I have highlighted the bit I wish to address with boldface. Surely he is at least part right--the headship of Christ is already accomplished with the Ministry, Crucifixion and Resurrection of Christ--no doubt. But he is only part right; Christ's headship has yet to be brought to fruition. There is still--speaking from the Creeds--Christ's Second Coming in power as King of kings and Lord of lords to await, and indeed Paul speaks of all creation as groaning in anticipation. Christ's headship is in part eschatological, something already and still not yet. Though Ephesians acknowledges Christ's victory already secure, it also emphasizes--and much more than anywhere elase in the Pauline literature--the fact referred to in 1:8b-12:
With all wisdom and insight he has made known to us the mystery of his will, according to his good pleasure that he set forth in Christ, as a plan for the fullness of time, to gather up all things in him, things in heaven and things on earth. In Christ we have also obtained an inheritance,* having been destined according to the purpose of him who accomplishes all things according to his counsel and will, so that we, who were the first to set our hope on Christ, might live for the praise of his glory.
The very facts we are heirs and that there is a plan for gathering all things up in Christ imply the headship of Christ is not yet completely fulfilled. I do not think we can avoid acknowledging his headship is at least in part eschatological.
I do not need to say that the relation between Christ and the Church is entirely eschatological; that would imply--absurdly--that the Church does not exist at all here below. Rather, it seems to me that something has been begun already between the Church and Christ that will reach fruition in the future, at the eschaton.
The most I should need to say, I think, in order to make my case is that 5:21-34 looks forward to the eschaton in speaking of the Church's subjection to Christ. We should see it under the species of eternity, so to speak, as the spotless bride of Christ about to enter into the blessed consummation of everlasting salvation. Scripture elsewhere holds out wise virgins, the spotless bride, et al as ideals for rather more imperfect communities of the people of God here below--I hardly need to invent the trope for Ephesians 5.
That the fulfillment does not--I take it all will agree--imply any imperfection in Christ is trivial; the current imperfection of that relationship is in the imperfect submission of the Church to Christ here below. But that is just what we may expect of the Church, as here below it can only be a mixed body with even its saints sinners. In this sense I uphold the Church here below is not a fit model for emulation--why look to it here below, when its perfected status is available instead? Hasn't Paul or his school already held out eschatological fulfillment earlier in Ephesians as a desired ideal building up the courage and determination of struggling believers here below, such that we could read him or them as doing the same here with regard to embattled marriages?

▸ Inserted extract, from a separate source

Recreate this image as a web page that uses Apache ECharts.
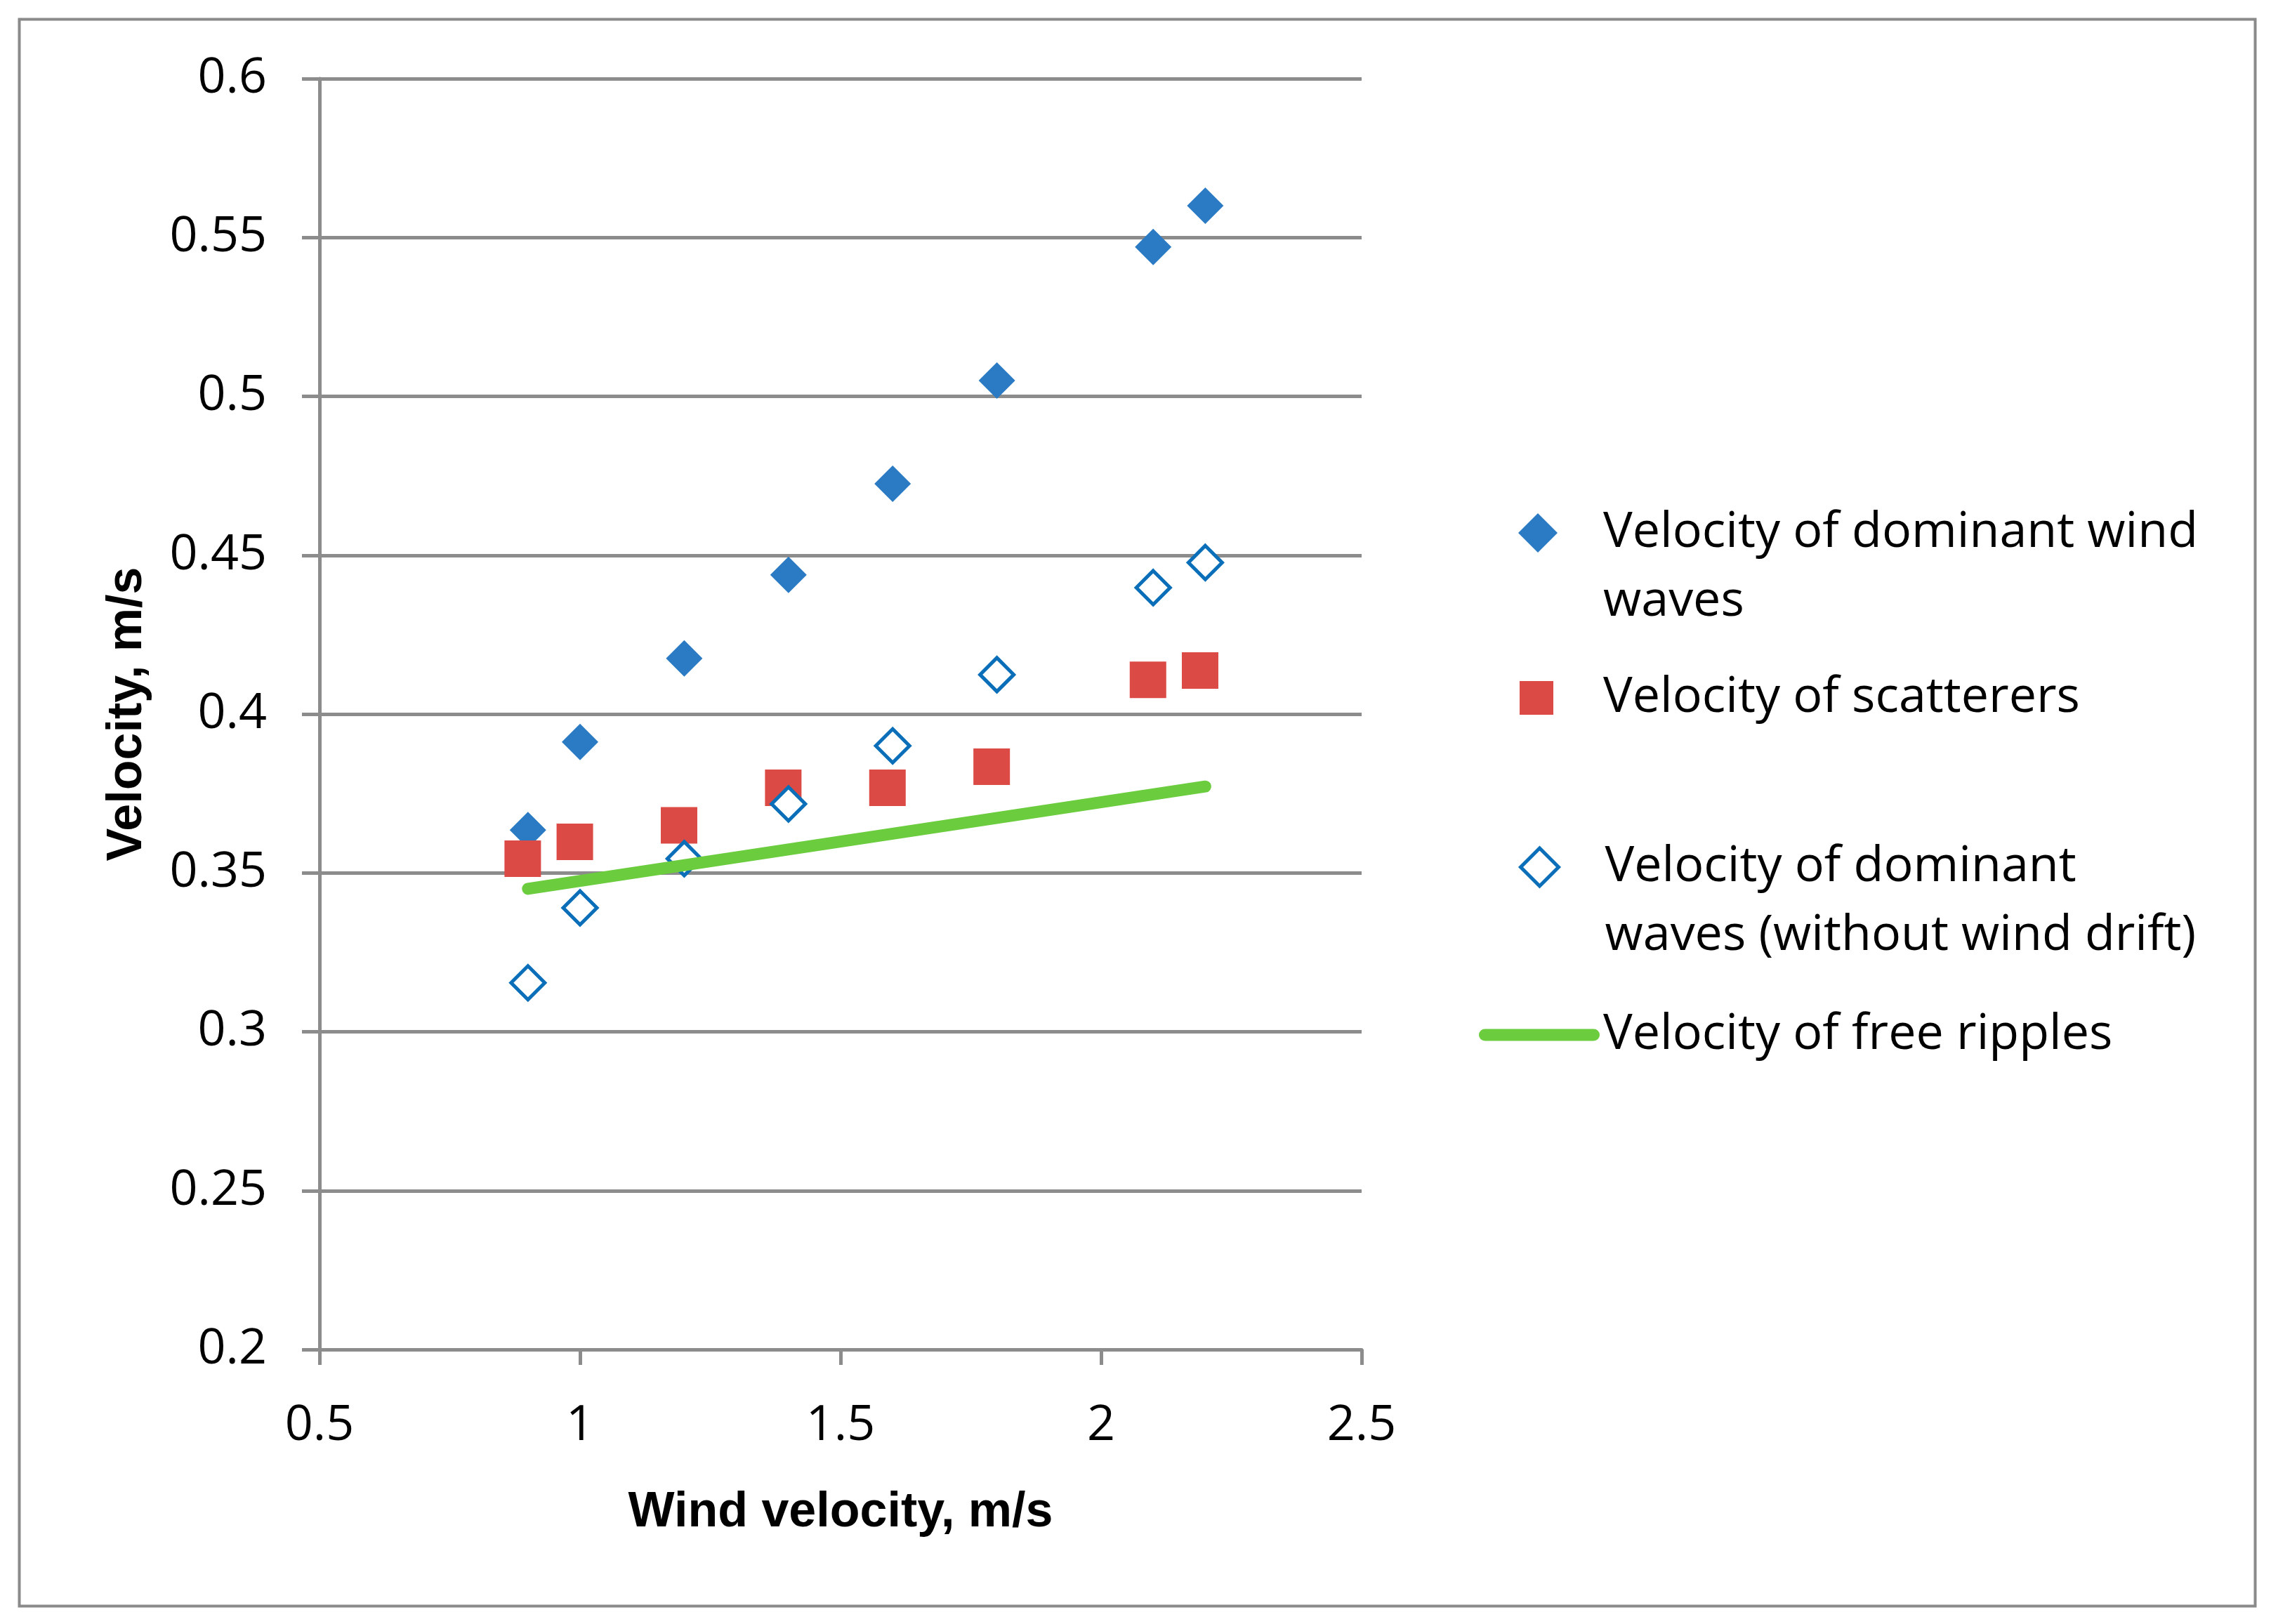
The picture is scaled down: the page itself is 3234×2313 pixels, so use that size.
<!DOCTYPE html>
<html>
<head>
<meta charset="utf-8">
<script src="https://cdn.jsdelivr.net/npm/echarts@6/dist/echarts.min.js"></script>
<style>
html,body{margin:0;padding:0;background:#fff;}
#chart{width:3234px;height:2313px;}
</style>
</head>
<body>
<div id="chart"></div>
<script>
// ---- data ----
const windX = [0.9, 1.0, 1.2, 1.4, 1.6, 1.8, 2.1, 2.2];
const scattererX = [0.89, 0.99, 1.19, 1.39, 1.59, 1.79, 2.09, 2.19];
const dominantWindWaves = [0.3635, 0.3912, 0.4175, 0.4438, 0.4725, 0.505, 0.547, 0.560];
const scatterers = [0.3545, 0.3598, 0.365, 0.3768, 0.3768, 0.3834, 0.4108, 0.4137];
const dominantNoDrift = [0.3154, 0.339, 0.3545, 0.3717, 0.390, 0.4124, 0.4398, 0.4477];
const ripplesX = [0.9, 2.2];
const freeRipples = [0.345, 0.3772];
const xTicks = {min: 0.5, max: 2.5, interval: 0.5};
const yTicks = {min: 0.2, max: 0.6, interval: 0.05};

const names = [
  'Velocity of dominant wind waves',
  'Velocity of scatterers',
  'Velocity of dominant waves (without wind drift)',
  'Velocity of free ripples'
];
const legendText = {};
legendText[names[0]] = '\nVelocity of dominant wind\nwaves';
legendText[names[1]] = 'Velocity of scatterers';
legendText[names[2]] = '\nVelocity of dominant\nwaves (without wind drift)';
legendText[names[3]] = 'Velocity of free ripples';

const zip = (xs, ys) => xs.map((x, i) => [x, ys[i]]);

const gridColor = '#8c8c8c';
const blue = '#2b7bc4';
const red = '#dc4a45';
const hollowBlue = '#0a6fb8';
const green = '#6bcc3e';
const tickFont = 'Open Sans';

const legendTextStyle = (padLeft) => ({fontFamily: tickFont, fontSize: 70, color: '#000', lineHeight: 98, padding: [0, 0, 0, padLeft]});
const legendFormatter = n => legendText[n];

const chart = echarts.init(document.getElementById('chart'));
chart.setOption({
  backgroundColor: '#fff',
  animation: false,
  graphic: [{
    type: 'rect', left: 25, top: 25, z: -1,
    shape: {width: 3184, height: 2260},
    style: {fill: 'none', stroke: '#8a8a8a', lineWidth: 4}
  }],
  grid: {left: 455, right: 1295, top: 112, bottom: 391, containLabel: false},
  xAxis: {
    type: 'value', min: xTicks.min, max: xTicks.max, interval: xTicks.interval,
    name: 'Wind velocity, m/s', nameLocation: 'middle', nameGap: 198,
    nameTextStyle: {fontFamily: 'Liberation Sans', fontWeight: 'bold', fontSize: 70, color: '#000'},
    axisLine: {show: true, lineStyle: {color: gridColor, width: 5}},
    axisTick: {show: true, length: 22, lineStyle: {color: gridColor, width: 5}},
    splitLine: {show: false},
    axisLabel: {fontFamily: tickFont, fontSize: 70, color: '#000', margin: 74}
  },
  yAxis: {
    type: 'value', min: yTicks.min, max: yTicks.max, interval: yTicks.interval,
    name: 'Velocity, m/s', nameLocation: 'middle', nameGap: 238,
    nameTextStyle: {fontFamily: 'Liberation Sans', fontWeight: 'bold', fontSize: 70, color: '#000'},
    axisLine: {show: true, lineStyle: {color: gridColor, width: 5}},
    axisTick: {show: true, length: 25, lineStyle: {color: gridColor, width: 5}},
    splitLine: {show: true, lineStyle: {color: gridColor, width: 5}},
    axisLabel: {fontFamily: tickFont, fontSize: 70, color: '#000', margin: 75,
      formatter: v => String(Math.round(v * 100) / 100)}
  },
  legend: [
    {data: [{name: names[0], icon: 'diamond'}], left: 2162, top: 612, orient: 'vertical',
     padding: 0, itemGap: 0, itemWidth: 56, itemHeight: 56, textStyle: legendTextStyle(60), formatter: legendFormatter, selectedMode: false},
    {data: [{name: names[1], icon: 'rect'}], left: 2164, top: 945, orient: 'vertical',
     padding: 0, itemGap: 0, itemWidth: 48, itemHeight: 48, textStyle: legendTextStyle(66), formatter: legendFormatter, selectedMode: false},
    {data: [{name: names[2], icon: 'diamond', itemStyle: {color: '#fff', borderColor: hollowBlue, borderWidth: 5}}],
     left: 2163, top: 1088, orient: 'vertical',
     padding: 0, itemGap: 0, itemWidth: 54, itemHeight: 54, textStyle: legendTextStyle(61), formatter: legendFormatter, selectedMode: false},
    {data: [{name: names[3], icon: 'path://M8.5,0 L161.5,0 A8.5,8.5 0 0 1 161.5,17 L8.5,17 A8.5,8.5 0 0 1 8.5,0 Z', itemStyle: {color: green}}],
     left: 2106, top: 1425, orient: 'vertical', symbolKeepAspect: false,
     padding: 0, itemGap: 0, itemWidth: 172, itemHeight: 17, textStyle: legendTextStyle(0), formatter: legendFormatter, selectedMode: false}
  ],
  series: [
    {name: names[0], type: 'scatter', data: zip(windX, dominantWindWaves),
     symbol: 'diamond', symbolSize: 52, itemStyle: {color: blue, opacity: 1}, z: 2},
    {name: names[1], type: 'scatter', data: zip(scattererX, scatterers),
     symbol: 'rect', symbolSize: 52, itemStyle: {color: red, opacity: 1}, z: 3},
    {name: names[2], type: 'scatter', data: zip(windX, dominantNoDrift),
     symbol: 'diamond', symbolSize: 48,
     itemStyle: {color: '#fff', borderColor: hollowBlue, borderWidth: 5, opacity: 1}, z: 4},
    {name: names[3], type: 'line', data: zip(ripplesX, freeRipples),
     symbol: 'none', color: green,
     lineStyle: {color: green, width: 17, cap: 'round'}, z: 5}
  ]
});
</script>
</body>
</html>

Brandon is exactly right to think I want to distinguish or "pry apart" Christ's headship and the Church's submission to Christ. Christ for his part is head now of the church exactly as he should be; the fact his headship has yet to reach fruition does not imply imperfection on his part. On the other hand, the Church is not now all that it ought to be; in its submission, it is imperfect. It is not merely a matter of individual failures among members of the Church, but the Church as a whole, taken collectively.
Suppose the Creeds set out necessary conditions for the Church's perfect submission here below: that it be one, holy, catholic, apostolic...see the problem? Taken as a whole, surely the Church is not one but many, surely it is not holy in the relevant sense of being perfect and spotless, it is not yet universal, and its apostolicity is a matter of internal contention and hot division even now.
So, to sum up--I wholeheartedly concede that Siris is right to say "the relation is not exclusive to the eschaton". However, that does not mean "emphasis on the eschatological can be nothing more than a matter of convenience"; it is rather a matter of great import both to Christ and the Church here below. In particular, from within the warring,fragmented body of the Church the eschatolgical unity of the Church in its relation to Christ provides not just a moral model but even more a point of hope.